Methods and Results:
Using a preclinical mouse model of myocardial infarction, we demonstrate that a single intravenous bolus of n-apo AI (CSL111, 80 mg/kg) delivered immediately after reperfusion reduced the systemic and cardiac inflammatory response. N-apo AI treatment lowered the number of circulating leukocytes by 30±7% and their recruitment into the ischemic heart by 25±10% (all
P<5.0×10 −2 ). This was associated with a reduction in plasma levels of the clinical biomarker of cardiac injury, cardiac troponin-I, by 52±17% ( P=1.01×10 −2 ). N-apo AI reduced the cardiac expression of chemokines that attract neutrophils and monocytes by 60% to 80% and lowered surface expression of integrin CD11b on monocytes by 20±5% (all P<5.0×10 −2 ). Fluorescently labeled n-apo AI entered the infarct and peri-infarct regions and colocalized with cardiomyocytes undergoing apoptosis and with leukocytes.
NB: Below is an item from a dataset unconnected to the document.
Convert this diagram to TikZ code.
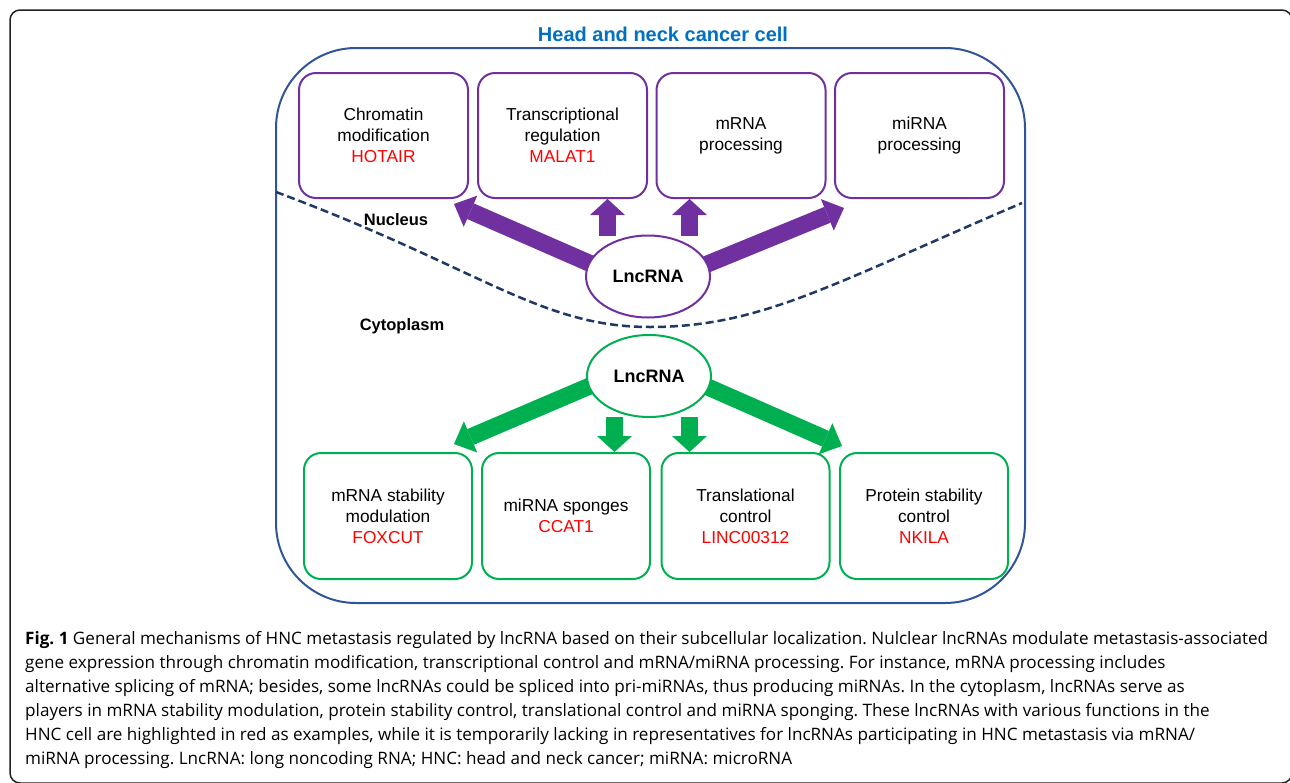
\documentclass[tikz,border=0pt]{standalone}
\usepackage{fontspec}
\setmainfont{Liberation Sans}
\newfontfamily\capfont{Open Sans}
\usetikzlibrary{arrows.meta,calc,backgrounds,shapes.geometric}
\definecolor{purp}{HTML}{7030A0}
\definecolor{grn}{HTML}{00B050}
\definecolor{redtxt}{HTML}{FF0000}
\definecolor{titleblue}{HTML}{0070C0}
\definecolor{cellblue}{HTML}{2F5597}
\definecolor{dashnavy}{HTML}{1F3864}
\definecolor{framegray}{HTML}{222222}
\frenchspacing
\tikzset{
  boxtext/.style={font=\fontsize{17.3}{21}\selectfont, align=center},
  pbox/.style={draw=purp, line width=2pt, rounded corners=17pt, minimum width=169pt, minimum height=125pt, inner sep=0pt, boxtext},
  gbox/.style={draw=grn, line width=2pt, rounded corners=17pt, minimum width=168pt, minimum height=126pt, inner sep=0pt, boxtext},
  lncbox/.style={ellipse, line width=2pt, fill=white, minimum width=124pt, minimum height=82pt, inner sep=0pt, font=\fontsize{18}{21}\selectfont\bfseries},
  diagarrow/.style={line width=17pt, -{Triangle[width=34pt,length=18pt,line width=0pt]}},
  vertarrow/.style={line width=17pt, -{Triangle[width=35pt,length=16pt,line width=0pt]}},
  regionlabel/.style={font=\fontsize{16.5}{20}\selectfont\bfseries},
  capline/.style={anchor=base west, inner sep=0pt, font=\capfont\fontsize{17.1}{20}\selectfont},
}
\newcommand{\hl}[1]{\textcolor{redtxt}{#1}}
\begin{document}
\begin{tikzpicture}[x=1pt,y=-1pt]
\useasboundingbox (0,0) rectangle (1290,782);
% outer figure frame
\draw[framegray, line width=1.5pt, rounded corners=10pt] (10,10) rectangle (1292,783);
% cell
\draw[cellblue, line width=2pt, rounded corners=80pt] (276,48) rectangle (1025,603);
\node[font=\fontsize{20}{24}\selectfont\bfseries, text=titleblue] (title) at (663,34) {Head and neck cancer cell};
% nuclear membrane
\draw[dashnavy, line width=2.5pt, dash pattern=on 8pt off 4pt]
  (276,192) .. controls (480,268) and (540,327) .. (650,327)
            .. controls (760,327) and (830,285) .. (1022,203);
\node[regionlabel] (nucleus) at (396,220) {Nucleus};
\node[regionlabel] (cyto) at (402,326) {Cytoplasm};
% nuclear boxes
\node[pbox] (chrom) at (383.5,135.5) {Chromatin\\modification\\\hl{HOTAIR}};
\node[pbox] (transc) at (562.5,135.5) {Transcriptional\\regulation\\\hl{MALAT1}};
\node[pbox] (mrnap) at (741,135.5) {mRNA\\processing};
\node[pbox] (mirnap) at (919.5,135.5) {miRNA\\processing};
% cytoplasmic boxes
\node[gbox] (mstab) at (388,516) {mRNA stability\\modulation\\\hl{FOXCUT}};
\node[gbox] (spong) at (566,516) {miRNA sponges\\\hl{CCAT1}};
\node[gbox] (transl) at (745.5,516) {Translational\\control\\\hl{LINC00312}};
\node[gbox] (prot) at (924,516) {Protein stability\\control\\\hl{NKILA}};
% lncRNA ellipses
\node[lncbox, draw=purp] (lncN) at (648,276.5) {LncRNA};
\node[lncbox, draw=grn] (lncC) at (649,376) {LncRNA};
% arrow tips and starts
\coordinate (tNL) at (454,204);
\coordinate (tNR) at (844,208);
\coordinate (tCL) at (454,444);
\coordinate (tCR) at (842,446);
\coordinate (uA) at ([xshift=-40.5pt,yshift=-1pt]lncN.north);
\coordinate (uB) at ([xshift=41.5pt,yshift=-1pt]lncN.north);
\coordinate (dA) at ([xshift=-34.5pt,yshift=1pt]lncC.south);
\coordinate (dB) at ([xshift=40.5pt,yshift=1pt]lncC.south);
\begin{pgfonlayer}{background}
\draw[purp, diagarrow] ($(lncN.167)!-25pt!(tNL)$) -- (tNL);
\draw[purp, diagarrow] ($(lncN.12)!-25pt!(tNR)$) -- (tNR);
\draw[purp, vertarrow] (uA) -- (uA |- transc.south);
\draw[purp, vertarrow] (uB) -- (uB |- mrnap.south);
\draw[grn, diagarrow] ($(lncC.190)!-25pt!(tCL)$) -- (tCL);
\draw[grn, diagarrow] ($(lncC.349)!-25pt!(tCR)$) -- (tCR);
\draw[grn, vertarrow] (dA) -- (dA |- spong.north);
\draw[grn, vertarrow] (dB) -- (dB |- transl.north);
\end{pgfonlayer}
% caption
\node[capline] (cap1) at (25,644) {\textbf{Fig. 1} General mechanisms of HNC metastasis regulated by lncRNA based on their subcellular localization. Nulclear lncRNAs modulate metastasis-associated};
\node[capline] (cap2) at (25,668) {gene expression through chromatin modification, transcriptional control and mRNA/miRNA processing. For instance, mRNA processing includes};
\node[capline] (cap3) at (25,692) {alternative splicing of mRNA; besides, some lncRNAs could be spliced into pri-miRNAs, thus producing miRNAs. In the cytoplasm, lncRNAs serve as};
\node[capline] (cap4) at (25,716) {players in mRNA stability modulation, protein stability control, translational control and miRNA sponging. These lncRNAs with various functions in the};
\node[capline] (cap5) at (25,740) {HNC cell are highlighted in red as examples, while it is temporarily lacking in representatives for lncRNAs participating in HNC metastasis via mRNA/};
\node[capline] (cap6) at (25,764) {miRNA processing. LncRNA: long noncoding RNA; HNC: head and neck cancer; miRNA: microRNA};
\end{tikzpicture}
\end{document}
We further demonstrate that n-apo AI binds to neutrophils and monocytes, with preferential binding to the proinflammatory monocyte subtype and partially via SR-BI (scavenger receptor BI). In patients with type 2 diabetes, we also observed that intravenous infusion of the same n-apo AI (CSL111, 80 mg/kg) similarly reduced the level of circulating leukocytes by 12±5% (all P<5.0×10 −2 ). Conclusions:
A single intravenous bolus of n-apo AI delivered immediately post–myocardial infarction reduced the systemic and cardiac inflammatory response through direct actions on both the ischemic myocardium and leukocytes. These data highlight the anti-inflammatory effects of n-apo AI and provide preclinical support for investigation of its use for management of acute coronary syndromes in the setting of primary percutaneous coronary interventions.